Our occasional columnist and councillor contemplates Manchester's growing need for education to adapt
The universities of Manchester are some of the finest educational institutions in the world, but they need to move with the times and start to offer evening postgraduate courses or they risk failing to meet the demands of our rapidly changing economy.
The opening of Manchester’s Mechanics Institute was a significant turning point in the working class struggle for education and we need to think as radically as our ancestors.
As applicable to today as it ever was, the original prospectus stated the institute would ‘enable mechanics and artisans, of whatever trade they may be, to become acquitted with such branches of science as are of practical application in the exercise of that trade.’
Many courses are almost exclusively held during working hours, Monday to Friday, excluding the majority of the population
The need for such a venture was a significant point in our history. While we were considered peasants, the variation in the amount we could produce, and what we could produce for that matter, varied little and because of that the need for good quality education too was small.
When machines came to the fore, the sheer volumes of goods that a worker could churn out meant that the value of the skills that individual possessed had grown exponentially. The Industrial Revolution required workers to use their minds in ever greater proportion to their brawn and that the skills required to keep your job changed throughout your life. The thirst for education boomed and any increased provision was a veritable boon on the economy.
The University of Manchester (UoM) is the successor of the institute following John Reynold’s shake up to create UMIST and the amalgamation with Manchester Victoria in 2004. Although UoM is one of our great institutions, and one of the best universities in Europe, many courses are almost exclusively held during working hours, Monday to Friday, excluding the majority of the population. Manchester Metropolitan, which is a leader in many areas that would attract mid-career workers such as digital skills and teaching, offers a similar structure.
As Manchester’s job market becomes more knowledge intensive and creative, the need to access postgraduate education too is becoming greater but unless you have inherited wealth, or somebody to go to for the cash, most can’t afford to take the time off to attend the course and study.
MOOCs (online only courses) are growing, but are no substitute for traditional university education and the connections and friendships you form there - they are often as essential to your success as degree you obtain. University is more than a course.
This problem will only become more acute as we delve deeper in to the fourth industrial revolution, as machines begin to think and learn things we thought unique to our humanity.
We are constantly being bombarded by doomsday predictions that machines will soon be taking our jobs; automation revolutionising the workplace to the detriment of humans.

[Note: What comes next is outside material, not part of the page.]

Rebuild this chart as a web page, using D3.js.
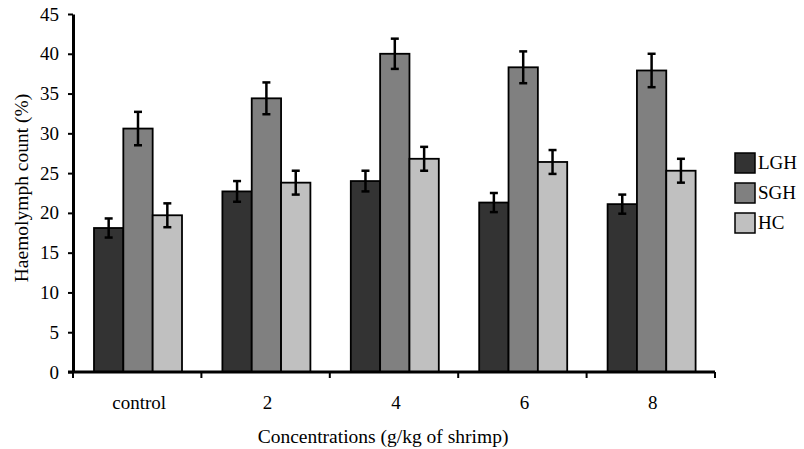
<!DOCTYPE html>
<html>
<head>
<meta charset="utf-8">
<script src="https://cdn.jsdelivr.net/npm/d3@7"></script>
<style>
  body { margin: 0; background: #fff; }
  svg text { font-family: "Liberation Serif", "Times New Roman", serif; fill: #000; }
</style>
</head>
<body>
<svg id="chart" width="804" height="449" font-family="Liberation Serif"></svg>
<script>
const categories = ["control", "2", "4", "6", "8"];
const series = ["LGH", "SGH", "HC"];
const colors = ["#333333", "#808080", "#c0c0c0"];

// means, one array per series
const lgh = [18.1, 22.7, 24.0, 21.3, 21.1];
const sgh = [30.6, 34.4, 40.0, 38.3, 37.9];
const hc = [19.7, 23.8, 26.8, 26.4, 25.3];

// error bar half-lengths
const lghErr = [1.2, 1.3, 1.3, 1.2, 1.2];
const sghErr = [2.1, 2.0, 1.9, 2.0, 2.1];
const hcErr = [1.5, 1.5, 1.5, 1.5, 1.5];

const yTicks = [0, 5, 10, 15, 20, 25, 30, 35, 40, 45];

const values = [lgh, sgh, hc];
const errors = [lghErr, sghErr, hcErr];
const serif = "Liberation Serif, Times New Roman, serif";

let svg = d3.select("#chart");

let x = d3.scaleBand().domain(categories).range([73, 715]);
let x1 = d3.scaleBand().domain(series).range([21, 109]);
let y = d3.scaleLinear().domain([0, 45]).range([372, 14]);

let rows = [];
categories.forEach((c, i) => {
  series.forEach((s, j) => {
    rows.push({ cat: c, s: s, v: values[j][i], e: errors[j][i], color: colors[j] });
  });
});

// bars
svg.append("g")
  .selectAll("rect")
  .data(rows)
  .enter()
  .append("rect")
  .attr("x", (d) => x(d.cat) + x1(d.s))
  .attr("y", (d) => y(d.v))
  .attr("width", x1.bandwidth())
  .attr("height", (d) => y(0) - y(d.v))
  .attr("fill", (d) => d.color)
  .attr("stroke", "#000")
  .attr("stroke-width", 1.8);

// error bars
let err = svg.append("g").attr("stroke", "#000").attr("stroke-width", 2.5);
rows.forEach((d) => {
  let cx = x(d.cat) + x1(d.s) + x1.bandwidth() / 2;
  err.append("line")
    .attr("x1", cx).attr("x2", cx)
    .attr("y1", y(d.v + d.e)).attr("y2", y(d.v - d.e));
  [d.v + d.e, d.v - d.e].forEach((t) => {
    err.append("line")
      .attr("x1", cx - 4).attr("x2", cx + 4)
      .attr("y1", y(t)).attr("y2", y(t));
  });
});

// y axis
let yAxis = svg.append("g")
  .attr("transform", "translate(73,0)")
  .call(d3.axisLeft(y).tickValues(yTicks).tickSize(5).tickPadding(9).tickSizeOuter(0));
yAxis.attr("font-family", serif).attr("font-size", 19);
yAxis.select(".domain").attr("stroke-width", 3);
yAxis.selectAll(".tick line").attr("stroke-width", 2);
yAxis.selectAll("text").attr("font-size", 19);

// x axis: line, boundary ticks, category labels
svg.append("line")
  .attr("x1", 68).attr("x2", 715)
  .attr("y1", y(0)).attr("y2", y(0))
  .attr("stroke", "#000").attr("stroke-width", 3);

let bounds = categories.map((c) => x(c)).concat([x.range()[1]]);
svg.append("g")
  .selectAll("line")
  .data(bounds)
  .enter()
  .append("line")
  .attr("x1", (d) => d).attr("x2", (d) => d)
  .attr("y1", y(0)).attr("y2", y(0) + 6)
  .attr("stroke", "#000").attr("stroke-width", 2);

svg.append("g")
  .selectAll("text")
  .data(categories)
  .enter()
  .append("text")
  .attr("x", (d) => x(d) + x.bandwidth() / 2 + 2)
  .attr("y", 409)
  .attr("text-anchor", "middle")
  .attr("font-size", 19)
  .text((d) => d);

// axis titles
svg.append("text")
  .attr("x", 383)
  .attr("y", 443)
  .attr("text-anchor", "middle")
  .attr("font-size", 19.5)
  .text("Concentrations (g/kg of shrimp)");

svg.append("text")
  .attr("transform", "translate(28,188) rotate(-90)")
  .attr("text-anchor", "middle")
  .attr("font-size", 19.5)
  .text("Haemolymph count (%)");

// legend
let legend = svg.append("g")
  .selectAll("g")
  .data(series)
  .enter()
  .append("g")
  .attr("transform", (d, i) => `translate(735,${153 + i * 30})`);

legend.append("rect")
  .attr("width", 20).attr("height", 20)
  .attr("fill", (d, i) => colors[i])
  .attr("stroke", "#000").attr("stroke-width", 1.5);

legend.append("text")
  .attr("x", 23)
  .attr("y", 16)
  .attr("font-size", 19)
  .text((d) => d);
</script>
</body>
</html>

Science was the concern of the first Industrial Revolution; creativity will be central to the fourth.
Faced with this we can do one of two things: become Luddites, smash up the machines and start to tax anything that may appear to do something human; or we can choose to broaden our skill sets, prepare to educate ourselves and re-skill in the new emerging industries.
What is more is that new educational institutions will help keep workers here in Manchester, which we need to feed the swelling creative industries of our conurbation. Of those from Manchester, who take up undergraduate courses in Manchester, 40% of those end up working here in Manchester. It’s money well invested.
The success of such a venture would surely be bolstered by the ever-increasing number of city centre dwellers, the direction the jobs market is taking and the potential to import highly-skilled workers in greater volumes after Brexit.
London, of course, already has an evening university. Birkbeck is the successor of London’s Mechanics Institute but still to this day offers its courses to workers by running them in the evening.
The humongous and impressive population of London has allowed Birkbeck to retain its original purpose of providing quality education to those in work. Even its motto ‘advice comes overnight’ and its trade union links have been preserved - you get a discount for being a trade union member.
This is no criticism of my old stomping ground (UoM). Manchester simply will not have the sheer volume of numbers that will be required for the establishment of a stand alone evening university; 13,000 students attended Birkbeck last year, we just wouldn’t realise the same demand.
But if the soothsayers are correct, and the machines are going to learn our trades, we need to enable workers to acquire broader knowledge to ensure they are not left unemployed. This view was also taken by the Mechanics Institute back then, its prospects also stated:
‘It is not intended to teach the trade of the Machine-maker, the Dyer, the Carpenter, the Mason, or any other particular business, but there is no art which does not depend, more or less, on scientific principles, and to teach what these are, and to point out their practical application, will form the chief object of this Institution.’
I think our politicians need to act and encourage our universities to reform their postgraduate courses to offer some modules in the evening, enabling workers to afford the tuition and attend the course.
This would be a huge relief from the current system which requires somebody to give up most types of employment to attend, in the meantime forcing them to add to the already tremendous debt pile they will have racked up as an undergraduate.
John Blundell is a Labour councillor for Smallbridge and Firgrove, and the Cabinet Member for Regeneration, Business, Skills & Employment on Rochdale Council.